Eighty-five years ago this month, the February 1941 issue of Practical Wireless showed how to build this two-tube receiver . It was specifically designed for use in an air raid shelter from which a reasonable external antenna had been mounted. It could be pre-set to either the Home
Service or the Forces program, and once the tuning was set, it needed no further adjustment.
It boasted long battery life for both the filament and high tension batteries. The set could drive a loudspeaker, and the completed project was mounted in the case shown at right.
Eighty years ago today, the February 18, 1946, issue of Life magazine carried this ad for two of Philco’s latest offerings. The model 1213 was a console radio-phonograph. The ad mentions that the radio tunes both AM and FM (the new postwar band). But it also covered 9.3 through 14.5 MHz shortwave.
But the model 1201 was revolutionary, having just been invented by Philco engineers. There was no more fussing with lids, controls, tone arms, or needles. You simply inserted the record (of any size), closed the cover, and the record would play itself.
We’ve previously written about KGEI, GE’s shortwave station in San Francisco, and the role it played in World War 2. This item 85 years ago today in the February 17, 1941, issue of Broadcasting shows the transmitter building for the 50,000 watt transmitter that would soon be on the air.
The building is still standing, with the KGEI call letter restored, and is used by Silicon Valley Clean Water.
The illustration on the cover of QST 100 years ago this month, February 1926, looks fanciful, but it’s a real scene. The accompanying article contains an actual photograph of the structure, used by Dr. Greenleaf W. Pickard (1877-1956) in carrying out experiments on what we would today call the polarization of radio waves.

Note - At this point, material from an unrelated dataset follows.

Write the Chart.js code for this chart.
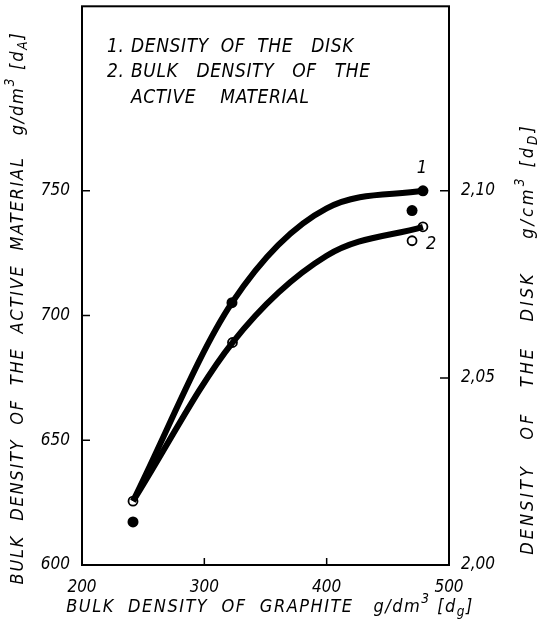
<!DOCTYPE html>
<html>
<head>
<meta charset="utf-8">
<script src="https://cdn.jsdelivr.net/npm/chart.js@4.4.1/dist/chart.umd.min.js"></script>
<style>
  html, body { margin: 0; padding: 0; background: #fff; }
  #wrap { width: 542px; height: 635px; position: relative; }
</style>
</head>
<body>
<div id="wrap"><canvas id="densityChart"></canvas></div>
<script>
// Bulk density of graphite [g/dm3] on the x axis
const xTicks = [200, 300, 400, 500];
const leftTicks = [600, 650, 700, 750];
const rightTicks = [2.00, 2.05, 2.10];

// 1. density of the disk (g/cm3, right axis) - measured points
const diskX = [241.7, 322.6, 469.8, 478.7];
const diskY = [2.0115, 2.0701, 2.0947, 2.1000];
// fitted curve through the disk points
const diskCurveX = [241.7, 322.6, 400, 478.7];
const diskCurveY = [2.0171, 2.0701, 2.0953, 2.1000];

// 2. bulk density of the active material (g/dm3, left axis) - measured points
const activeX = [241.7, 323, 469.8, 478.7];
const activeY = [625.6, 689.2, 730, 735.6];
// fitted curve through the active material points
const activeCurveX = [241.7, 323, 400, 478.7];
const activeCurveY = [625.6, 689.2, 724, 735.6];

const legendNumbers = ['1.', '2.', ''];
const legendLines = ['DENSITY  OF  THE   DISK', 'BULK   DENSITY   OF   THE', 'ACTIVE    MATERIAL'];

const FONT = '"Liberation Sans Narrow", "DejaVu Sans Condensed", sans-serif';

function pts(xs, ys) {
    return xs.map((x, i) => ({ x: x, y: ys[i] }));
}

function fixTicks(values) {
    return function(scale) {
        scale.ticks = values.map(v => ({ value: v }));
    };
}

// draws a line of text with superscript / subscript pieces, centred on x
function richText(ctx, parts, x, y, size, spacing) {
    ctx.letterSpacing = spacing + 'px';
    let total = 0;
    parts.forEach(p => {
        ctx.font = 'italic ' + (p.sup || p.sub ? size * 0.75 : size) + 'px ' + FONT;
        total += ctx.measureText(p.t).width;
    });
    let cx = x - total / 2;
    parts.forEach(p => {
        const s = p.sup || p.sub ? size * 0.75 : size;
        ctx.font = 'italic ' + s + 'px ' + FONT;
        let dy = 0;
        if (p.sup) dy = -size * 0.4;
        if (p.sub) dy = size * 0.3;
        ctx.fillText(p.t, cx, y + dy);
        cx += ctx.measureText(p.t).width;
    });
    ctx.letterSpacing = '0px';
}

const bottomTitle = [{ t: 'BULK  DENSITY  OF  GRAPHITE   g/dm' }, { t: '3', sup: true }, { t: ' [d' }, { t: 'g', sub: true }, { t: ']' }];
const leftTitle = [{ t: 'BULK  DENSITY  OF  THE  ACTIVE  MATERIAL   g/dm' }, { t: '3', sup: true }, { t: ' [d' }, { t: 'A', sub: true }, { t: ']' }];
const rightTitle = [{ t: 'DENSITY   OF   THE   DISK    g/cm' }, { t: '3', sup: true }, { t: ' [d' }, { t: 'D', sub: true }, { t: ']' }];

const decorations = {
    id: 'decorations',
    afterDraw(chart) {
        const ctx = chart.ctx;
        const a = chart.chartArea;
        const sx = chart.scales.x, sy = chart.scales.y, sy2 = chart.scales.y2;
        ctx.save();
        ctx.strokeStyle = '#000';
        ctx.fillStyle = '#000';

        // frame
        ctx.lineWidth = 2;
        ctx.strokeRect(a.left, a.top, a.right - a.left, a.bottom - a.top);

        // inward tick marks
        ctx.lineWidth = 1.5;
        ctx.beginPath();
        xTicks.forEach(v => {
            const px = sx.getPixelForValue(v);
            ctx.moveTo(px, a.bottom); ctx.lineTo(px, a.bottom - 7);
        });
        leftTicks.forEach(v => {
            const py = sy.getPixelForValue(v);
            ctx.moveTo(a.left, py); ctx.lineTo(a.left + 8, py);
        });
        rightTicks.forEach(v => {
            const py = sy2.getPixelForValue(v);
            ctx.moveTo(a.right, py); ctx.lineTo(a.right - 9, py);
        });
        ctx.stroke();

        // curve numbers
        ctx.font = 'italic 18px ' + FONT;
        ctx.textAlign = 'center';
        ctx.textBaseline = 'middle';
        const n = diskX.length - 1;
        ctx.fillText('1', sx.getPixelForValue(diskX[n]) - 1, sy2.getPixelForValue(diskY[n]) - 22);
        const m = activeX.length - 2;
        ctx.fillText('2', sx.getPixelForValue(activeX[m]) + 19, sy.getPixelForValue(activeY[m]) + 4);

        // legend text
        ctx.textAlign = 'left';
        ctx.font = 'italic 19px ' + FONT;
        ctx.letterSpacing = '0.6px';
        legendLines.forEach((line, i) => {
            const y = 47 + i * 25.5;
            ctx.fillText(legendNumbers[i], 107, y);
            ctx.fillText(line, 131, y);
        });
        ctx.letterSpacing = '0px';

        // axis titles
        richText(ctx, bottomTitle, 270, 607, 18, 1.5);

        ctx.save();
        ctx.translate(18, 308);
        ctx.rotate(-Math.PI / 2);
        richText(ctx, leftTitle, 0, 0, 18, 1.8);
        ctx.restore();

        ctx.save();
        ctx.translate(528, 339);
        ctx.rotate(-Math.PI / 2);
        richText(ctx, rightTitle, 0, 0, 18, 3);
        ctx.restore();

        ctx.restore();
    }
};

const tickFont = { family: FONT, size: 17, style: 'italic' };

// keep the plot frame where the layout puts it, no extra label padding
function noPad(size, key) {
    return function(s) {
        s[key] = size;
        s.paddingTop = 0; s.paddingBottom = 0;
        s.paddingLeft = 0; s.paddingRight = 0;
    };
}

new Chart(document.getElementById('densityChart'), {
    type: 'line',
    data: {
        datasets: [
            {
                label: 'disk curve',
                data: pts(diskCurveX, diskCurveY),
                yAxisID: 'y2',
                borderColor: '#000',
                borderWidth: 6,
                cubicInterpolationMode: 'monotone',
                pointRadius: 0,
                fill: false
            },
            {
                label: 'active curve',
                data: pts(activeCurveX, activeCurveY),
                yAxisID: 'y',
                borderColor: '#000',
                borderWidth: 6,
                cubicInterpolationMode: 'monotone',
                pointRadius: 0,
                fill: false
            },
            {
                label: '1. Density of the disk',
                data: pts(diskX, diskY),
                yAxisID: 'y2',
                showLine: false,
                pointRadius: 5.5,
                pointBackgroundColor: '#000',
                pointBorderColor: '#000',
                pointBorderWidth: 0
            },
            {
                label: '2. Bulk density of the active material',
                data: pts(activeX, activeY),
                yAxisID: 'y',
                showLine: false,
                pointRadius: 4.5,
                pointBackgroundColor: '#fff',
                pointBorderColor: '#000',
                pointBorderWidth: 1.8
            }
        ]
    },
    options: {
        responsive: true,
        maintainAspectRatio: false,
        animation: false,
        layout: { padding: { top: 6, left: 0, right: 0, bottom: 0 } },
        plugins: {
            legend: { display: false },
            tooltip: { enabled: false }
        },
        scales: {
            x: {
                type: 'linear',
                min: 200,
                max: 500,
                afterBuildTicks: fixTicks(xTicks),
                afterFit: noPad(70, 'height'),
                grid: { display: false, drawTicks: false },
                border: { display: false },
                ticks: { font: tickFont, color: '#000', padding: 12, maxRotation: 0 }
            },
            y: {
                position: 'left',
                min: 600,
                max: 824,
                afterBuildTicks: fixTicks(leftTicks),
                afterFit: noPad(82, 'width'),
                grid: { display: false, drawTicks: false },
                border: { display: false },
                ticks: { font: tickFont, color: '#000', padding: 12 }
            },
            y2: {
                position: 'right',
                min: 2.00,
                max: 2.1493,
                afterBuildTicks: fixTicks(rightTicks),
                afterFit: noPad(93, 'width'),
                grid: { display: false, drawTicks: false },
                border: { display: false },
                ticks: {
                    font: tickFont, color: '#000', padding: 12,
                    callback: v => v.toFixed(2).replace('.', ',')
                }
            }
        }
    },
    plugins: [decorations]
});
</script>
</body>
</html>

Dr. Picard discovered that short waves, unlike long waves, do not remain vertical after leaving the transmitter. The structure was located at Seabrook Beach, NH, and analyzed waves of 80, 40, and 20 meters. Most of the stations received were calling CQ on the ham bands, and a number of schedules were also made. A total of 379 stations were logged to gather the data, including a few Canadian and European stations.
The article concluded by requesting readers to submit reports. It cautioned that a mere list of “calls heard” would be of little use. What was needed was comparisons of vertical vs. horizontal receiving antennas.